Extract only the first line of the listing and every line after it up to and including the one with "import plotly.graph_objects as go". Omit the pictures.
*** DATASET CONTENT ***
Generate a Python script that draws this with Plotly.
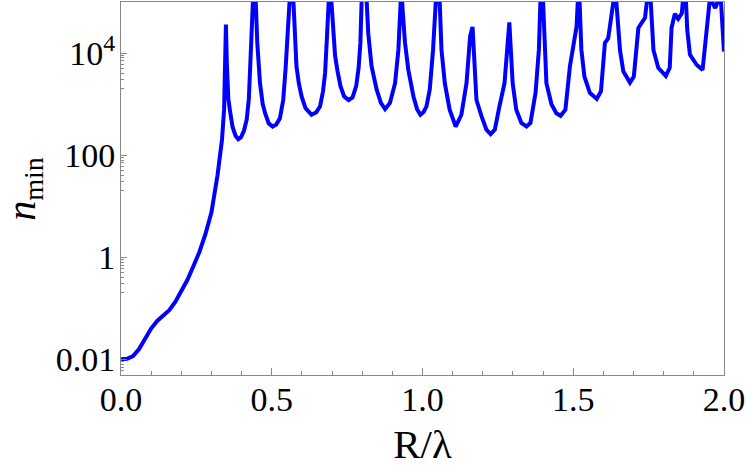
import plotly.graph_objects as go

# R/lambda values
r_over_lambda = [
    0.000, 0.020, 0.040, 0.060, 0.080, 0.100, 0.120, 0.140, 0.160, 0.180,
    0.200, 0.220, 0.240, 0.260, 0.280, 0.300, 0.320, 0.335, 0.342, 0.345,
    0.348, 0.351, 0.356, 0.362, 0.370, 0.380, 0.389, 0.398, 0.408, 0.417,
    0.424, 0.429, 0.434, 0.441, 0.447, 0.452, 0.461, 0.470, 0.478, 0.490,
    0.503, 0.515, 0.527, 0.538, 0.546, 0.552, 0.556, 0.564, 0.572, 0.577,
    0.582, 0.590, 0.599, 0.612, 0.632, 0.648, 0.660, 0.670, 0.677, 0.683,
    0.688, 0.693, 0.698, 0.703, 0.710, 0.718, 0.728, 0.740, 0.755, 0.768,
    0.780, 0.788, 0.794, 0.798, 0.806, 0.815, 0.820, 0.831, 0.848, 0.862,
    0.876, 0.892, 0.909, 0.920, 0.927, 0.930, 0.934, 0.942, 0.953, 0.970,
    0.982, 0.993, 1.003, 1.013, 1.024, 1.035, 1.044, 1.050, 1.057, 1.063,
    1.074, 1.090, 1.110, 1.129, 1.146, 1.158, 1.166, 1.179, 1.196, 1.212,
    1.226, 1.240, 1.255, 1.272, 1.288, 1.299, 1.311, 1.328, 1.345, 1.358,
    1.375, 1.386, 1.391, 1.395, 1.400, 1.411, 1.428, 1.444, 1.458, 1.474,
    1.489, 1.511, 1.515, 1.518, 1.521, 1.527, 1.537, 1.555, 1.578, 1.592,
    1.605, 1.616, 1.633, 1.638, 1.643, 1.655, 1.666, 1.688, 1.701, 1.716,
    1.738, 1.743, 1.750, 1.757, 1.766, 1.782, 1.807, 1.820, 1.826, 1.837,
    1.848, 1.860, 1.862, 1.868, 1.874, 1.878, 1.887, 1.909, 1.929, 1.945,
    1.952, 1.956, 1.965, 1.971, 1.979, 1.985, 1.990, 2.000,
]

n_min = [
    0.0100, 0.0102, 0.0115, 0.0158, 0.0251, 0.0398, 0.0562, 0.0724, 0.0912, 0.132,
    0.214, 0.355, 0.661, 1.26, 2.82, 7.59, 39.8, 200, 794, 3980,
    36300, 6310, 1260, 708, 355, 240, 204, 224, 302, 501,
    1260, 6310, 1e5, 3.2e5, 1e5, 15800, 2570, 1000, 661, 417,
    363, 398, 525, 1200, 5010, 31600, 1e5, 3.2e5, 1e5, 20000,
    5500, 2510, 1410, 832, 617, 692, 891, 1780, 4070, 20000,
    1e5, 3.2e5, 1e5, 25100, 8910, 4470, 2240, 1410, 1200, 1350,
    2240, 5010, 15800, 1e5, 3.2e5, 1e5, 24500, 5500, 1910, 1050,
    794, 1050, 2570, 11500, 1e5, 2e5, 70800, 15800, 4680, 1410,
    794, 617, 692, 891, 1910, 11500, 1e5, 3.2e5, 1e5, 11500,
    2570, 776, 363, 617, 2570, 21400, 32400, 1200, 575, 316,
    257, 316, 891, 2570, 39800, 2570, 776, 427, 363, 427,
    1660, 11500, 1e5, 3.2e5, 1e5, 2570, 977, 661, 589, 776,
    5500, 33100, 1e5, 2e5, 1e5, 11500, 3470, 1660, 1260, 1780,
    15800, 19500, 1e5, 2e5, 1e5, 11500, 4370, 2630, 3470, 30900,
    49000, 1e5, 2e5, 1e5, 11500, 5130, 3550, 5130, 30900, 58900,
    46800, 60300, 1e5, 2e5, 1e5, 28800, 9330, 5890, 4680, 44700,
    1e5, 112000, 89100, 75900, 1e5, 2e5, 1e5, 10700,
]

y_tick_vals = [0.01, 1, 100, 10000]
y_tick_text = ['0.01', '1', '100', '10<sup>4</sup>']
y_minor_vals = [m * d for d in (0.001, 0.1, 10, 1000) for m in range(2, 10)]

x_tick_vals = [0.0, 0.5, 1.0, 1.5, 2.0]
x_minor_vals = [i / 10 for i in range(21)]

fig = go.Figure()
fig.add_trace(go.Scatter(x=r_over_lambda, y=n_min, mode='lines',
                         line=dict(color='#0000ff', width=4), showlegend=False))

fig.update_layout(
    width=747, height=467,
    margin=dict(l=121, r=23, t=2, b=92),
    paper_bgcolor='white', plot_bgcolor='white',
    font=dict(family='Liberation Serif', size=34, color='black'),
)
fig.update_xaxes(
    range=[0, 2], showgrid=False, zeroline=False,
    showline=True, linecolor='#888888', linewidth=1, mirror=True,
    tickvals=x_tick_vals, ticktext=['0.0', '0.5', '1.0', '1.5', '2.0'],
    ticks='inside', ticklen=7, tickcolor='#888888', ticklabelstandoff=-6,
    minor=dict(tickvals=x_minor_vals, ticks='inside', ticklen=4, tickcolor='#888888'),
    title=dict(text='R/λ', standoff=18),
)
fig.update_yaxes(
    type='log', range=[-2.31, 5.0], showgrid=False, zeroline=False,
    showline=True, linecolor='#888888', linewidth=1, mirror=True,
    tickvals=y_tick_vals, ticktext=y_tick_text,
    ticks='inside', ticklen=6, tickcolor='#888888', ticklabelstandoff=-2,
    minor=dict(tickvals=y_minor_vals, ticks='inside', ticklen=3, tickcolor='#888888'),
)

# y title as an annotation so it can sit close to the left edge
fig.add_annotation(text='<i>n</i><sub>min</sub>', xref='paper', yref='paper',
                   x=-0.162, y=0.5, xanchor='center', yanchor='middle',
                   textangle=-90, showarrow=False, font=dict(size=40))

# drop the page's default body margin so the figure sits at the window corner
fig.write_html("out.html", config={'displayModeBar': False},
               post_script="document.body.style.margin='0px';")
***
ANSWER TO THIS EXERCISE =
Generate a Python script that draws this with Plotly.
import plotly.graph_objects as go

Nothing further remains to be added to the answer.